Finding what works for you? 

By Andy Hamilton, Head of Marketing at Qufora Ltd

An electric car, treatment pathways and a couple’s devotion to each other. 

Shooting one of our personal stories is important to us as we know the difference they can make to people managing their own bowels and situations. It can be the catalyst for them to start or stay on their regime to lead the life they want. It’s so rewarding hearing the positive feedback but also getting to know people who kindly show us their lives and tell their story is so valuable to us in marketing. It’s like a little piece of in-depth research to help shape our knowledge, too. I so admired Kim and Steve in how they manage their life. Their devotion to each other is what helps them through each day. Sticking to their routine and ‘what works for them’. That was a phrase Steve liked to use in how they manage. And I think it’s because he knows you need to be flexible and adapt and be open minded. And I was thinking about that phrase as I took my hired electric car back to the rental company. All part of our updated vision and mission, with a renewed focus on the planet, I’d thought I’d get to Kim and Steve’s in an electric car. 
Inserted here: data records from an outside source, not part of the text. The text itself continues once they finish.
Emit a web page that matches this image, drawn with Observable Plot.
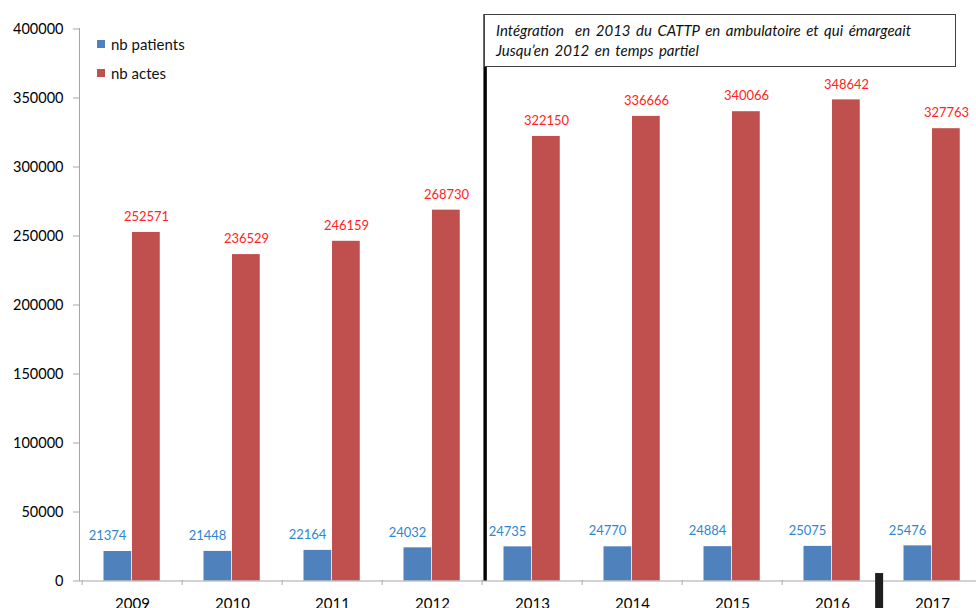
<!DOCTYPE html>
<html><head><meta charset="utf-8">
<script src="https://cdn.jsdelivr.net/npm/d3@7"></script>
<script src="https://cdn.jsdelivr.net/npm/@observablehq/plot@0.6"></script>
<style>
body{margin:0;background:#fff;font-family:Lato,"Open Sans",sans-serif;}
#wrap{position:relative;width:976px;height:608px;overflow:hidden;}
#wrap svg{position:absolute;left:0;top:0;}
.note{position:absolute;left:484px;top:14px;width:472px;height:53px;border:1px solid #404040;box-sizing:border-box;background:#fff;
  font-style:italic;font-size:15px;line-height:20px;padding:5px 0 0 11px;color:#111;word-spacing:2px;}
.leg{position:absolute;left:97px;font-size:15px;color:#111;line-height:16px;display:flex;align-items:center;}
.leg span.sw{display:inline-block;width:8px;height:8px;margin-right:6px;}
</style></head><body><div id="wrap"></div>
<script>
const years = ["2009","2010","2011","2012","2013","2014","2015","2016","2017"];
const patients = [21374,21448,22164,24032,24735,24770,24884,25075,25476];
const actes = [252571,236529,246159,268730,322150,336666,340066,348642,327763];
const yTicks = [0,50000,100000,150000,200000,250000,300000,350000,400000];
const seriesNames = ["nb patients","nb actes"];
const seriesColors = ["#4f81bd","#c0504d"];
const labelColors = ["#2e86d1","#ff2323"];
const noteLines = ["Intégration  en 2013 du CATTP en ambulatoire et qui émargeait","Jusqu’en 2012 en temps partiel"];
const noteYear = "2013";
const markerYear = "2017";

const step = 100.75, x0 = 79;
const pData = years.map((y,i)=>({year:y, value:patients[i]}));
const aData = years.map((y,i)=>({year:y, value:actes[i]}));

const plot = Plot.plot({
  width:976, height:608, marginLeft:79, marginRight:0, marginTop:28, marginBottom:28,
  style:{fontFamily:"Lato, sans-serif", fontSize:"14px", color:"#000", background:"transparent", overflow:"visible"},
  x:{type:"band", domain:years, range:[x0, x0+step*years.length], padding:0},
  y:{domain:[0,400000], range:[580.5,28.5]},
  marks:[
    Plot.barY(pData,{x:"year", y:"value", fill:seriesColors[0], insetLeft:21.5, insetRight:50.75}),
    Plot.barY(aData,{x:"year", y:"value", fill:seriesColors[1], insetLeft:50, insetRight:22.25}),
    Plot.text(pData,{x:"year", y:"value", text:d=>String(d.value), dx:-25, dy:-15.5, fill:labelColors[0], fontSize:13}),
    Plot.text(aData,{x:"year", y:"value", text:d=>String(d.value), dx:14, dy:-15.5, fill:labelColors[1], fontSize:13}),
    Plot.ruleY([0],{stroke:"#a6a6a6"}),
    Plot.frame({anchor:"left", stroke:"#a6a6a6"}),
    Plot.axisY({ticks:yTicks, tickSize:6, tickPadding:10, tickFormat:d=>String(d), stroke:"#a6a6a6", fill:"#000", fontSize:14.5, label:null}),
    Plot.axisX({tickSize:0, tickPadding:18, fill:"#000", fontSize:15, label:null}),
    Plot.axisX({tickSize:5, dx:-step/2, tickFormat:()=>"", stroke:"#a6a6a6", label:null}),
    Plot.ruleX([noteYear],{x:d=>d, dx:-step/2+3, y1:0, y2:410500, stroke:"#000", strokeWidth:3.4}),
    Plot.ruleX([markerYear],{x:d=>d, dx:-step/2-3, y1:5400, y2:-20000, stroke:"#1e1e1e", strokeWidth:8})
  ]
});
const wrap = document.getElementById("wrap");
wrap.appendChild(plot);

const note = document.createElement("div");
note.className = "note";
note.innerHTML = noteLines.map(s=>s.replace(/ {2}/g," &nbsp;")).join("<br>");
wrap.appendChild(note);

seriesNames.forEach((n,i)=>{
  const d = document.createElement("div");
  d.className = "leg";
  d.style.top = (36 + i*29) + "px";
  d.innerHTML = `<span class="sw" style="background:${seriesColors[i]}"></span>${n}`;
  wrap.appendChild(d);
});
</script>
</body></html>
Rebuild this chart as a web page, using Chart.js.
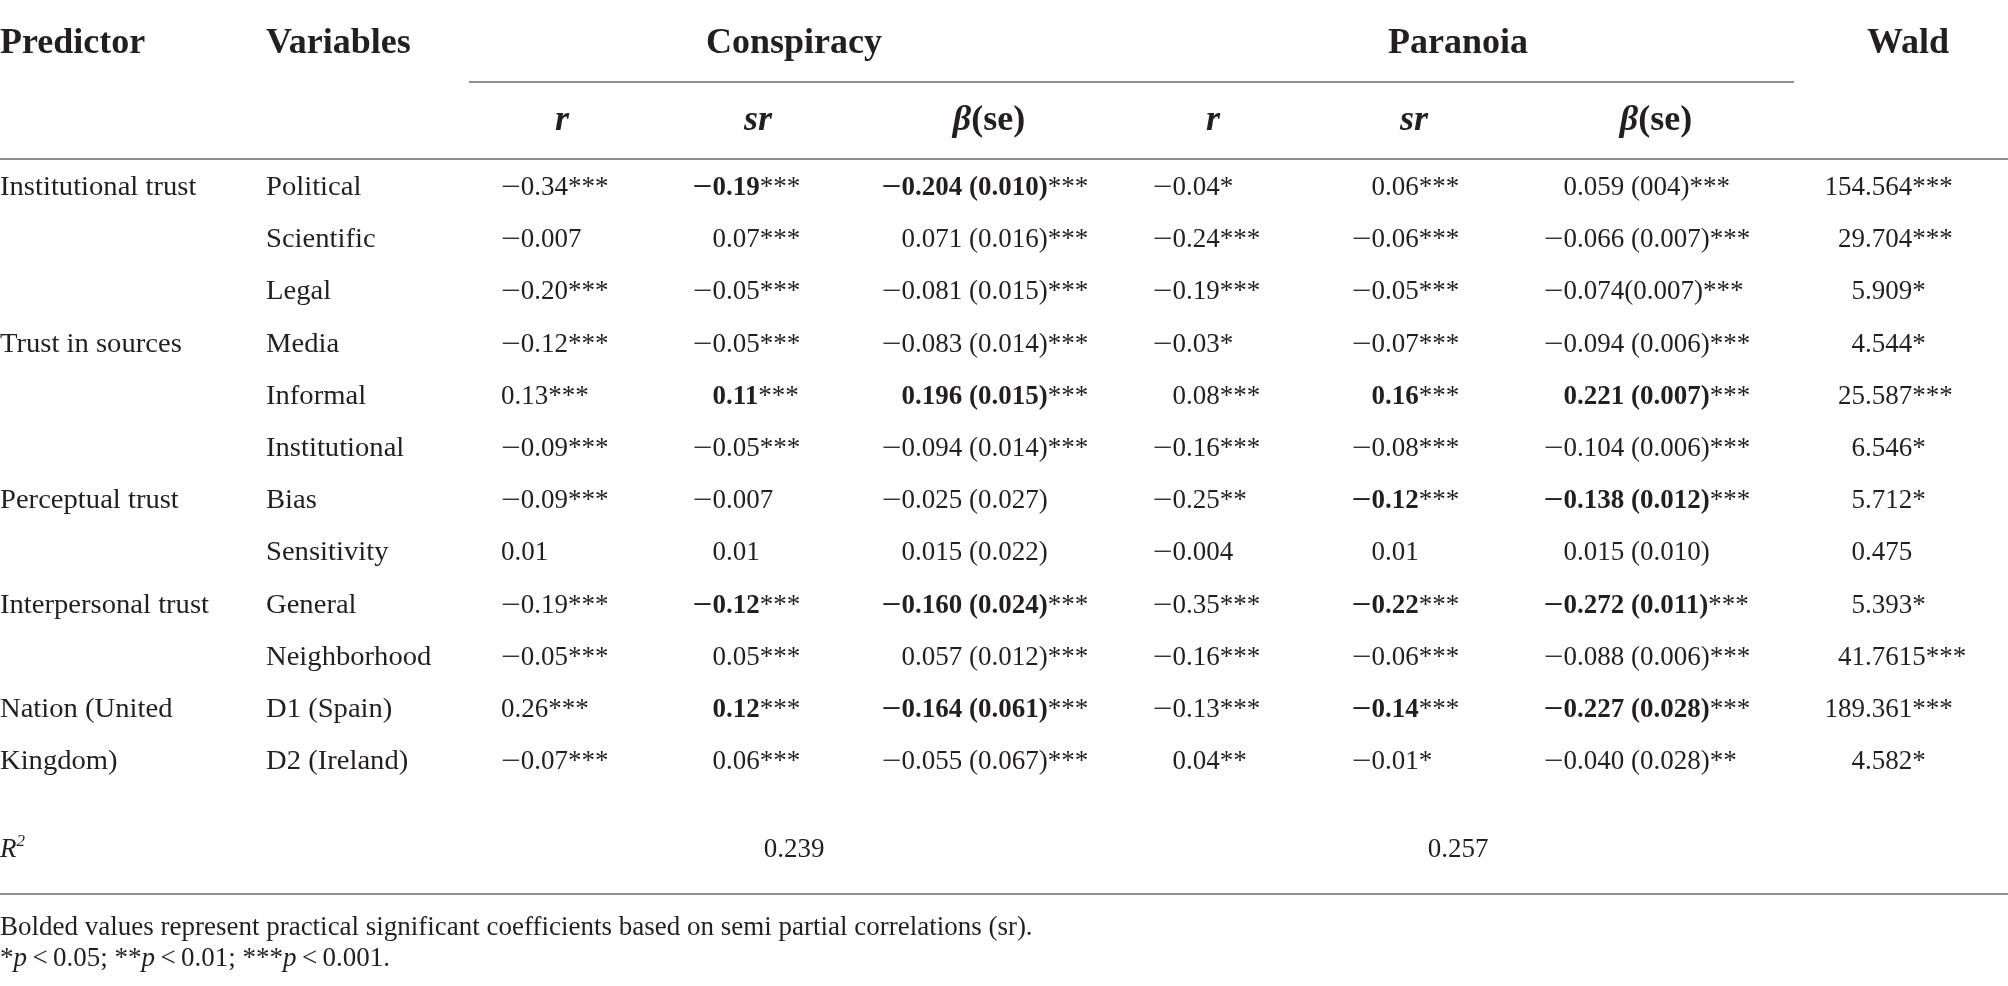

I don’t own an electric car, so this was all new and I was to going to see if ‘it could work for me’. Could I move away from the accepted and traditional internal combustion engine with all its moving parts, in favour of the newer cleaner and simpler electric power? A tough task in one trip but I remained open minded. 

The car isn’t a second office for me but I know it can be others. Brigitte and I discuss a lot of clinical reports, evaluations and research to see how we can use them for educating ourselves, our team our empowering others. And it just so happened while I was travelling that we called each other to run through a recent piece: 

Neurogenic Bowel Dysfunction in Patients with Spinal Cord Injury and Multiple Sclerosis—An Updated and Simplified Treatment Algorithm Fredrika S. Magnuson 1,*, Peter Christensen 2, Andrei Krassioukov 3 , Gianna Rodriguez 4, Anton Emmanuel 5, Steven Kirshblum 6,7 and Klaus Krogh 1 

In it the authors wanted to present a new and more practically oriented version of the treatment algorithm or “treatment pyramid” for NBD which is in line with recent guidelines and best evidence available. They took the traditional 7 stage treatment pyramid and created a new 3 stage treatment pyramid. With experimental treatments as, and here’s my marketing take on something clinical, a pick and mix bag if you wanted, needed or could provide it. Brigitte likes to call it the mix of conservative treatments and RI as tools in a toolbox. And the new pathway makes it feel more like that.

There are lots of similar-looking models in marketing. We marketers love to jump to newer, simpler models, but only because we kind of have to, such is the pace of change in media and technology in recent years. 

So, what we have in this report is traditional and accepted thinking versus a new simpler thinking. I’m not saying choosing a fossil fuel or electric car is like choosing a treatment pathway. There are lots of examples in all walks of life of old versus new. What I am saying is that like our vision and mission it’s about aligning to principles and being open minded to new ideas. 

To me the new pathway is a logical development and it feels like it’s moved with the pace of change RI has developed in to as a treatment. Simplifying is always easier to use and makes it easier to adopt too. Of course, it’s not a one size fits all as different patients need different things so, it’s about ‘what works for you’ between the traditional and new pathway.